Plotting code records
== == ==
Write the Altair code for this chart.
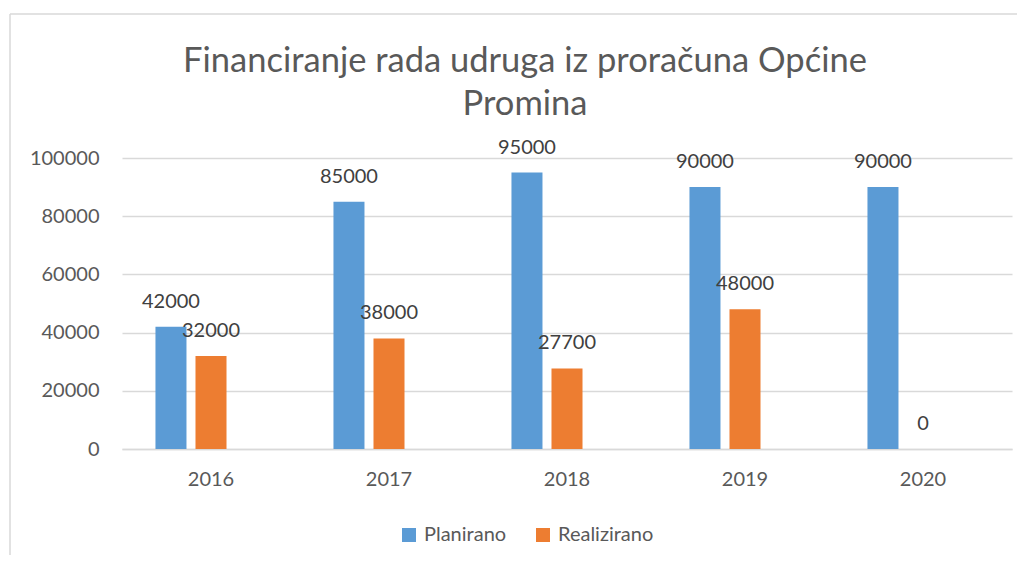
import altair as alt
import pandas as pd

years = ["2016", "2017", "2018", "2019", "2020"]
planirano = [42000, 85000, 95000, 90000, 90000]
realizirano = [32000, 38000, 27700, 48000, 0]
series = ["Planirano", "Realizirano"]
colors = ["#5B9BD5", "#ED7D31"]
title_lines = ["Financiranje rada udruga iz proračuna Općine", "Promina"]

rows = []
for i, y in enumerate(years):
    rows.append({"godina": y, "serija": series[0], "iznos": planirano[i]})
    rows.append({"godina": y, "serija": series[1], "iznos": realizirano[i]})
df = pd.DataFrame(rows)

FONT = "Lato"
GREY = "#595959"
FRAME = "#d9d9d9"

x_enc = alt.X("godina:N", sort=years,
              scale=alt.Scale(paddingInner=0.376, paddingOuter=0.188),
              axis=alt.Axis(title=None, labelAngle=0, ticks=False, domainColor=FRAME,
                            domainWidth=1.5, labelPadding=20, labelFontSize=20,
                            labelColor=GREY, labelFont=FONT))
xo_enc = alt.XOffset("serija:N",
                     scale=alt.Scale(domain=series + ["_"], paddingInner=0.225, paddingOuter=0))
y_enc = alt.Y("iznos:Q",
              scale=alt.Scale(domain=[0, 100000]),
              axis=alt.Axis(title=None, values=[0, 20000, 40000, 60000, 80000, 100000],
                            format="d", domain=False, ticks=False, labelPadding=23,
                            labelFontSize=20, labelColor=GREY, labelFont=FONT,
                            gridColor=FRAME, gridWidth=1.5))

base = alt.Chart(df).encode(x=x_enc, xOffset=xo_enc, y=y_enc)

bars = base.mark_bar().encode(
    color=alt.Color("serija:N",
                    scale=alt.Scale(domain=series, range=colors),
                    legend=alt.Legend(title=None, orient="none", direction="horizontal",
                                      legendX=277, legendY=367, symbolType="square",
                                      symbolSize=196, symbolStrokeWidth=0,
                                      labelFontSize=20, labelFont=FONT, labelColor=GREY,
                                      labelOffset=5, columnPadding=26, padding=0))
)

labels = base.mark_text(dy=-25, fontSize=20, font=FONT, color="#404040").encode(
    text=alt.Text("iznos:Q", format="d")
)

# light chart-area frame (top and left edges), decoration only
frame_src = alt.Chart(pd.DataFrame({"k": [0]}))
frame_top = frame_src.mark_rule(color=FRAME, strokeWidth=1.5).encode(
    x=alt.value(-112), x2=alt.value(905), y=alt.value(-144))
frame_left = frame_src.mark_rule(color=FRAME, strokeWidth=1.5).encode(
    x=alt.value(-112), y=alt.value(-144), y2=alt.value(405))

chart = (frame_top + frame_left + bars + labels).properties(
    width=890,
    height=291,
    autosize=alt.AutoSizeParams(type="none"),
    padding={"left": 114, "top": 150, "right": 5, "bottom": 106},
    title=alt.TitleParams(text=title_lines, anchor="middle", frame="group",
                          fontSize=34.5, font=FONT, color=GREY, fontWeight="normal",
                          lineHeight=43, offset=-109, dx=-42),
).configure_view(stroke=None)

chart.save("out.html", embed_options={"renderer": "svg", "actions": False})
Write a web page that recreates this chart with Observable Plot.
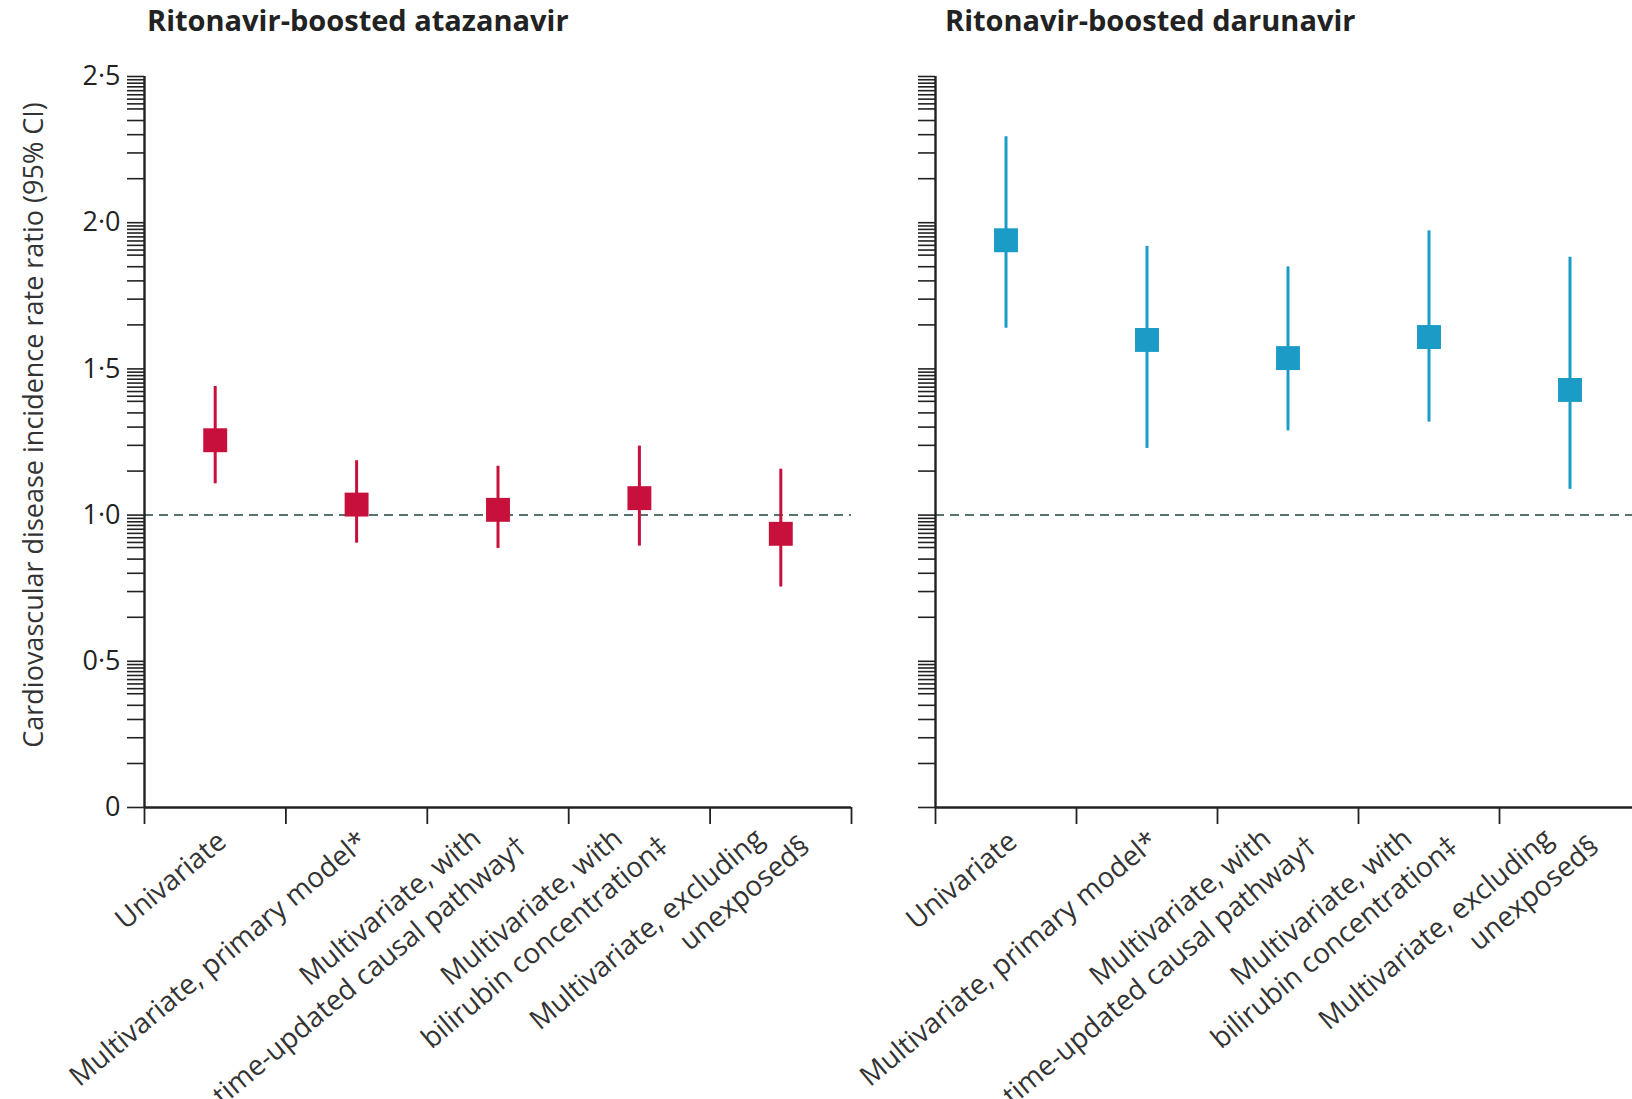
<!DOCTYPE html>
<html><head><meta charset="utf-8">
<script src="https://cdn.jsdelivr.net/npm/d3@7"></script>
<script src="https://cdn.jsdelivr.net/npm/@observablehq/plot@0.6"></script>
<style>
html,body{margin:0;padding:0;background:#fff;overflow:hidden;width:1632px;height:1099px;}
#wrap{position:relative;width:1632px;height:1099px;overflow:hidden;}
.panel{position:absolute;top:0;}
.title{font-family:"Open Sans",sans-serif;font-weight:700;font-size:29px;color:#222;height:46px;box-sizing:border-box;padding-top:3px;white-space:nowrap;line-height:34px;}
svg{display:block;max-width:none !important;}
</style></head><body><div id="wrap"></div>
<script>
const categories = [
  "Univariate",
  "Multivariate, primary model*",
  "Multivariate, with\ntime-updated causal pathway†",
  "Multivariate, with\nbilirubin concentration‡",
  "Multivariate, excluding\nunexposed§"
];
const titles = ["Ritonavir-boosted atazanavir", "Ritonavir-boosted darunavir"];
const ataEst = [1.256, 1.036, 1.018, 1.058, 0.936];
const ataLo  = [1.107, 0.904, 0.886, 0.894, 0.754];
const ataHi  = [1.440, 1.186, 1.167, 1.236, 1.157];
const drvEst = [1.940, 1.599, 1.537, 1.609, 1.428];
const drvLo  = [1.639, 1.228, 1.288, 1.318, 1.088];
const drvHi  = [2.294, 1.919, 1.849, 1.972, 1.882];
const yTicks = [0, 0.5, 1, 1.5, 2, 2.5];
const yTickLabels = ["0", "0·5", "1·0", "1·5", "2·0", "2·5"];
const minorSteps = [9.5, 9, 8.5, 8, 7.5, 7, 6.5, 6, 5, 4, 3, 2];
const yLabel = "Cardiovascular disease incidence rate ratio (95% CI)";
const colors = ["#c8103c", "#1a9cc6"];
const refValue = 1;

function rows(est, lo, hi) {
  return categories.map((c, i) => ({i: i + 1, cat: c, est: est[i], lo: lo[i], hi: hi[i]}));
}
const minorTicks = yTicks.filter(m => m > 0).flatMap(m => minorSteps.map(k => m - 0.5 * (1 - Math.log10(k))));
const xBounds = d3.range(0, categories.length + 1).map(d => d + 0.5);
const singleLine = categories.map((c, i) => i + 1).filter(i => !categories[i - 1].includes("\n"));
const twoLine = categories.map((c, i) => i + 1).filter(i => categories[i - 1].includes("\n"));
const line = (i, k) => categories[i - 1].split("\n")[k];

function panel({data, color, showY, width, marginLeft, marginRight}) {
  const labelStyle = {tickSize: 0, tickPadding: 30, tickRotate: -40, fontSize: 28, fill: "#333", label: null};
  const marks = [
    Plot.ruleY([refValue], {stroke: "#557370", strokeWidth: 2, strokeDasharray: "9,6"}),
    Plot.axisY(minorTicks, {tickSize: 17, tickFormat: () => "", label: null, stroke: "#222", strokeWidth: 1.6}),
    Plot.axisY(yTicks, {
      tickSize: 17, tickPadding: 7,
      tickFormat: d => showY ? yTickLabels[yTicks.indexOf(d)] : "",
      label: null, fontSize: 27, stroke: "#222", fill: "#222", strokeWidth: 1.6
    }),
    Plot.axisX(xBounds, {tickSize: 17, tickFormat: () => "", label: null, stroke: "#222", strokeWidth: 1.8}),
    Plot.axisX(singleLine, {...labelStyle, tickFormat: d => categories[d - 1], dx: 7}),
    Plot.axisX(twoLine, {...labelStyle, tickFormat: d => line(d, 0), dx: -21, dy: -3}),
    Plot.axisX(twoLine, {...labelStyle, tickFormat: d => line(d, 1), dx: 25, dy: 5}),
    Plot.ruleX([0.5], {stroke: "#222", strokeWidth: 2.4}),
    Plot.ruleY([0], {stroke: "#222", strokeWidth: 2.4}),
    Plot.ruleX(data, {x: "i", y1: "lo", y2: "hi", stroke: color, strokeWidth: 3}),
    Plot.dot(data, {x: "i", y: "est", symbol: "square", r: 13.5, fill: color, stroke: null})
  ];
  if (showY) {
    marks.push(Plot.text([yLabel], {text: d => d, frameAnchor: "left", textAnchor: "middle", rotate: -90, dx: -110, dy: -17, fontSize: 27, fill: "#333"}));
  }
  return Plot.plot({
    width, height: 1053, marginTop: 30, marginBottom: 292, marginLeft, marginRight,
    style: {fontFamily: '"Open Sans", sans-serif', fontSize: "25px", color: "#222", background: "white", overflow: "visible"},
    x: {domain: [0.5, categories.length + 0.5], label: null},
    y: {domain: [0, 2.5], label: null},
    marks
  });
}

const wrap = document.getElementById("wrap");
const specs = [
  {left: 0, titlePad: 147, data: rows(ataEst, ataLo, ataHi), color: colors[0], showY: true, width: 880, marginLeft: 144, marginRight: 29},
  {left: 880, titlePad: 65, data: rows(drvEst, drvLo, drvHi), color: colors[1], showY: false, width: 760, marginLeft: 55, marginRight: 0}
];
specs.forEach((s, k) => {
  const div = document.createElement("div");
  div.className = "panel";
  div.style.left = s.left + "px";
  div.style.width = s.width + "px";
  const t = document.createElement("div");
  t.className = "title";
  t.style.paddingLeft = s.titlePad + "px";
  t.textContent = titles[k];
  div.appendChild(t);
  div.appendChild(panel(s));
  wrap.appendChild(div);
});
</script>
</body></html>
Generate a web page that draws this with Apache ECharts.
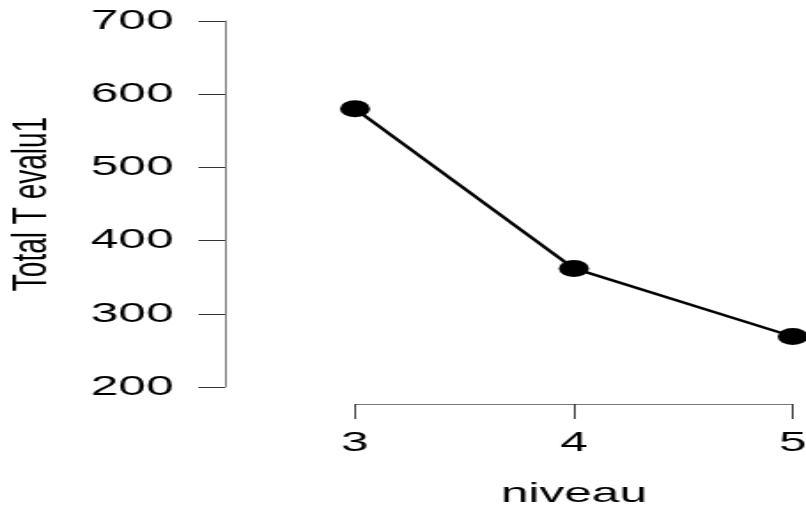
<!DOCTYPE html>
<html>
<head>
<meta charset="utf-8">
<script src="https://cdn.jsdelivr.net/npm/echarts@6/dist/echarts.min.js"></script>
<style>
html,body{margin:0;padding:0;background:#fff;overflow:hidden;}
#wrap{width:806px;height:511px;overflow:hidden;}
#c{width:455px;height:511px;transform:scaleX(1.7714);transform-origin:0 0;}
</style>
</head>
<body>
<div id="wrap"><div id="c"></div></div>
<script>
var niveau = [3, 4, 5];
var totalT = [580, 362, 269];
var yTicks = [200, 300, 400, 500, 600, 700];

var chart = echarts.init(document.getElementById('c'), null, {renderer: 'canvas'});
var font = 'Liberation Sans, Arial, Helvetica, sans-serif';
chart.setOption({
  animation: false,
  grid: {left: 200.4, right: 7.5, top: 21, bottom: 124, containLabel: false, outerBoundsMode: 'none'},
  xAxis: {
    type: 'value', min: niveau[0], max: niveau[niveau.length - 1], interval: 1,
    offset: 17,
    name: 'niveau', nameLocation: 'middle', nameGap: 76,
    nameTextStyle: {fontFamily: font, fontSize: 28, color: '#000'},
    axisLine: {show: true, lineStyle: {color: '#777', width: 1}},
    axisTick: {show: true, length: 15, lineStyle: {color: '#333', width: 1}},
    axisLabel: {fontFamily: font, fontSize: 28, color: '#000', margin: 25},
    splitLine: {show: false}
  },
  yAxis: {
    type: 'value', min: yTicks[0], max: yTicks[yTicks.length - 1], interval: 100,
    offset: 73.4,
    name: 'Total T evalu1', nameLocation: 'middle', nameGap: 95,
    nameTextStyle: {fontFamily: font, fontSize: 28, color: '#000'},
    axisLine: {show: true, lineStyle: {color: '#777', width: 1}},
    axisTick: {show: true, length: 15, lineStyle: {color: '#333', width: 1}},
    axisLabel: {fontFamily: font, fontSize: 28, color: '#000', margin: 29},
    splitLine: {show: false}
  },
  series: [{
    type: 'line',
    data: niveau.map(function (x, i) { return [x, totalT[i]]; }),
    symbol: 'circle', symbolSize: 17,
    clip: false,
    lineStyle: {color: '#000', width: 2.4},
    itemStyle: {color: '#000'}
  }]
});
</script>
</body>
</html>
== == ==
• TASK TO CARRY OUT: Look over the listing above. Pick out and copy every line that includes "page".

• RESULT FOR THIS TASK:
Write a web page that recreates this chart with Observable Plot.
Generate a web page that draws this with Apache ECharts.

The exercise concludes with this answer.